Auf die Frage des Moderators, Thomas Hengartner, Redaktor der «Finanz und Wirtschaft», ob die Einführung einer teilvariablen Rente die Lösung sei, sah Stephan Eng ausser im überobligatorischen Teil keinen Spielraum dafür.
Spontanes Saal-Voting
Wenn er auch den Grundsatzentscheid für eine obligatorische berufliche Vorsorge für richtig hält, bezeichnete Bernhard Madörin die Ausgestaltung des obligatorischen Teils dennoch als «Missgeburt».
Es seien Ziele definiert worden, von denen man nicht wissen könne, was dabei herauskomme. Im spontanen Saal-Voting stiess er damit allerdings nur bei einem Viertel der Gäste auf Zustimmung.
Warnung vor kurzfristigen Trends
Bernhard Madörin ergänzte, dass die Planziele in den ersten zehn Jahren erreicht worden seien, nun aber, obschon eine Korrektur nötig sei, mit der kleinen Kelle angerichtet werde.
Stephan Eng rief zu langfristigem und sicherheitsorientiertem Denken bei der Kapitalbildung auf und warnte davor, auf kurzfristige Trends aufzuspringen.
Drei Flugebenen zu tief
Philipp Sutter stufte den Zielerreichungsgrad der BVG in der oberen Hälfte einer Skala von eins bis zehn ein. Für ihn war aber klar, die Geburtshelfer des BVG sind nicht die Richtigen, um das BVG zu sanieren.
«Sie setzen zwei, drei Flugebenen zu tief an und laufen Gefahr, gegen den Berg zu prallen», so seine Einschätzung. Stephan Eng wünschte sich eine Gesetzgebung mit weniger Verordnungen: «Die heutigen Vorschriften haben dazu geführt, dass die Vorsorgereglemente, die früher auf zwei, drei Seiten Platz hatten, Bücher geworden und damit nicht mehr lesbar sind.»
Die Kunst der Fuge in der Information
Stephan Eng plädierte ausserdem dafür, den Vorsorgeausweis zu entschlacken. Philipp Sutter teilte diese Meinung grundsätzlich: «Mehr ist nicht mehr».
Er war aber der Ansicht, dass der Information der Versicherten generell ein höherer Stellenwert eingeräumt werden müsse, was sich bei der firmeneigenen Pensionskasse einfacher realisieren lasse als bei einer Sammelstiftung.
Die Kunst der Fuge besteht nach seiner Auffassung darin, die Information zu kondensieren: «Es ist Unfug, einem 30-Jährigen anzugeben, welche Rente er mit 65 Jahren bekommt. Bis dahin kann sich der Umwandlungssatz noch x-fach ändern.»
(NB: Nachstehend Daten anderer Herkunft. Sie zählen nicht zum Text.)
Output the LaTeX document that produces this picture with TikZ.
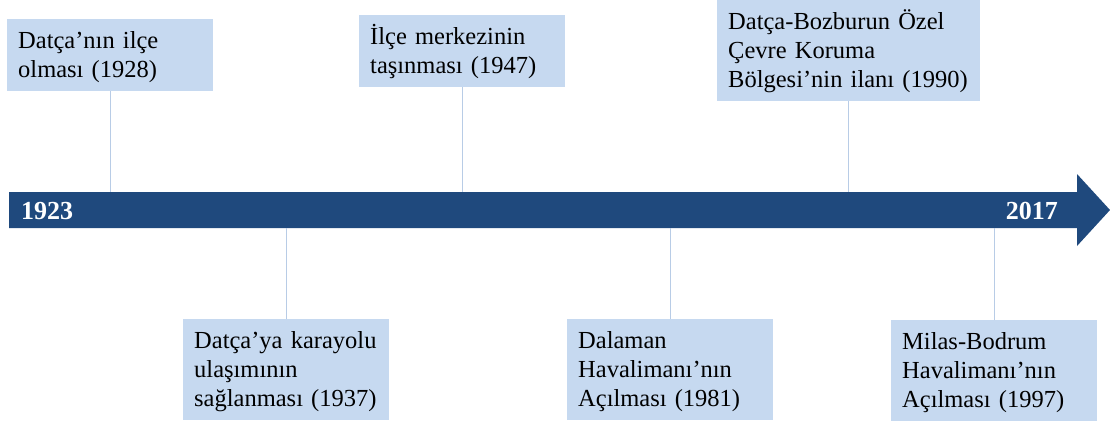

Freie Pensionskassenwahl umstritten
Bernhard Madörin plädierte dafür, solche Planziele abzuschaffen und auf dem Vorsorgeausweis lediglich das angesparte Kapital anzugeben.
Bernhard Madörin vermisste generell einen Wettbewerb in der beruflichen Vorsorge und votierte für eine freie Wahl der Pensionskasse und die Reduktion auf zwei, drei Pensionskassen.
Stephan Eng und Philipp Sutter standen dieser Variante angesichts des administrativen Aufwands und der daraus resultierenden Kosten eher skeptisch gegenüber. «Technisch ist die freie Pensionskassenwahl zwar machbar, aber die Versicherten sind mit dieser Wahl überfordert», meinte Philipp Sutter.
Mehr Sozialhilfeempfänger?
Stephan Eng gab zu bedenken, dass das Kollektiv bessere Konditionen schafft und der Arbeitgeber bei freier Pensionskassenwahl kein Interesse habe, sich über das gesetzliche Minimum hinaus zu engagieren. Ebenso konnte sich Philipp Sutter eine freie Wahl der Anlagestrategie nur für den überobligatorischen Teil vorstellen.
Er fürchtete, die falsche Wahl im Obligatorium könnte die Zahl der Sozialhilfeempfänger steigen lassen, da der Versicherte in unserem Sozialstaat nicht die Konsequenzen seiner Wahl tragen muss.